Como já disse, não entendo peva de Economia, mas penso que não é necessário ser um Albano Martins para se saber que o dinheiro que temos no banco - todos nós, nas nossas contas - não está ali pendurado com molas num varal com o nosso nome lá escrito para o irmos buscar caso qualquer coisa dê para o torto. O dinheiro do Leocardo, do Sr. Silva, do Sr. Antunes e da Sra. Maria da Purificação da Piedade das Dores, todo depositado no mesmo banco, é o dinheiro DO BANCO, e não dos bancos do Leocardo, do Sr. Silva, do Sr. Antunes e da Sra. Maria da Purificação da Piedade das Dores isoladamente, plantado num vasinho e regado de quando em vez para não secar. E o que fazem estes  bancos com o pilim colectivo da clientela? Isso mesmo, investem, e para o fazer não necessitam da autorização epressa de cada um dos depositantes, que quando "confiam o dinheiro ao banco" estão mesmo a "confiá-lo", deixando fazer o que bem entenderem com ele. Não é a mesma coisa que deixar as notas na caixa e dizer "toma aí conta disso que eu daqui a um mês venho cá buscar". Se um belo dia de Junho o banqueiro japonês Eusou Maluko resolve investir o capital inteiro da instituição de crédito que dirige em ovos da Páscoa, porque tem um "feeling" que em Setembro a cotação vai "disparar até ao tecto", e o dinheiro for todo pró galheiro, vai dinheiro de toda a gente que ali o deixou depositado, sem excepção. A única forma de o reaver seria fazer o sr. Maluko pagar do seu próprio bolso. No caso do BES o sr. Maluko é mais conhecido por "Ricardo Salgado".
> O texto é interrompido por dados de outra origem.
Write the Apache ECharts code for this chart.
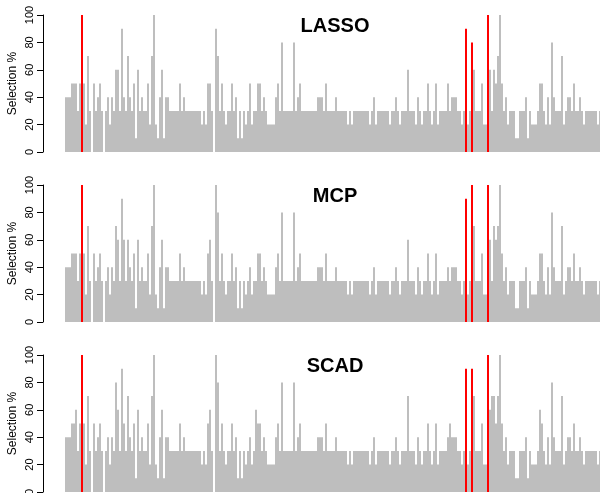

Agora uma realidade que no caso de ser novidade para alguém vai deixá-lo em estado de choque: o dinheiro não cresce nas árvores. Passo a elaborar. Quando se "investe" está-se a gastar dinheiro para recuperar o montante investido e obter lucro, que pode ser mais, ou menos, conforme o sucesso do investimento. Quando se investe no sentido de produzir e escoar a totalidade da produção para o exterior, e no fim acabar com um saldo positivo na balança comercial, e criam-se ainda postos de trabalho nesse processo, a isso chama-se "produzir riqueza", ou seja, faz-se com que entre capital que não existia antes e ficam todos contentes. Yupi. Quando se investe nos mercados, e se fica a depender das  suas flutuações, de ganhos e perdas, de falências, insolvências e tipos que ora compram um "rolls-royce" novo, ora acabam a balançar na ponta de uma corda, há a possibilidade de ganhar muito ou de perder tudo, e o capital que circula é sempre o mesmo, praticamente, e só vai mudando de mãos. Portanto o dinheiro que uns ganham é o dinheiro que outros perdem, e o dinheiro dos clientes do BES foi muito possivelmente transformado em pó que depois foi inalado por um corrector de Wall Street qualquer, em cima das bóias de  uma bimba loiraça, com os dois "na maior", dentro de um "jacuzzi". Mas não se aborreçam, que se um dia for a vez dele ficar com o cu apertado, não vão vê-lo na televisão a choramingar por não poder mais comprar ração para o cão e comida para ele próprio, ao ponto de ter de comer o cão para solucionar o problema de ambos. Torna-se um pouco complicado chatear seja quem for depois de deixar a mioleira toda espalhada pelas paredes do apartamento com vista para a ilha de Manhattan, e que passou de "custar uns trocos" para "completamente incomportável", ao ponto de ter menos de 24 horas para o desocupar. É o capitalismo, meus amigos, que pode ser uma maravilha, mas também pode ser uma merda, e cada vez mais desproporcional se torna esta equação, com mais os que vão acabando sarjeta para que os mesmos de sempre fiquem ainda mais ricos.

Portanto sabendo que o banqueiro Ricardo Salgado não tem um realejo para dar à corda e tirar de lá notas para calar o clientes chorões, fico cada vez mais com a sensação de que os portugueses não são um povo mais ou menos ganancioso que outros, mas consegue ser muito mais aldrabão. Esqueçam aqueles populares que à pergunta sobre o que fariam com o "jackpot" do euro-milhões respondem balelas do tipo "compro uma casinha para os meus filhos...o resto vou guardar...como um pãozinho com um queijinho por dia...". Tretas! Fariam o mesmo que toda a gente faz quando se apanha com mais dinheiro do que o número até onde sabe contar: ostenta-o, esbanja-o, e enquanto o tem procura usá-lo para comprar os outros, porque assume que toda a gente é como ele - e vai tendo cada vez mais razão, infelizmente. Quando nos interrogamos como é possível perder o juízo quando se fica na posse de muito mais dinheiro do que é preciso, estamos a fazer a pergunta errada. O truque aqui é conseguir manter a sobriedade, o que alguns (poucos) conseguem, e outros não. O dinheiro na verdade não enlouquece ninguém - é a megalomania das pessoas que se convencem que uma vez bafejadas pela fortuna, são capazes de tudo. Vendo-se numa situação em que o dinheiro é produto de anos de sacrifício, como alegam os ex-clientes do BES, aí sim, é a loucura, e é aqui que reside a grande ironia de tudo isto: o veneno que os mata é também o único antídoto, e foi pelo ralo do BES abaixo. E agora?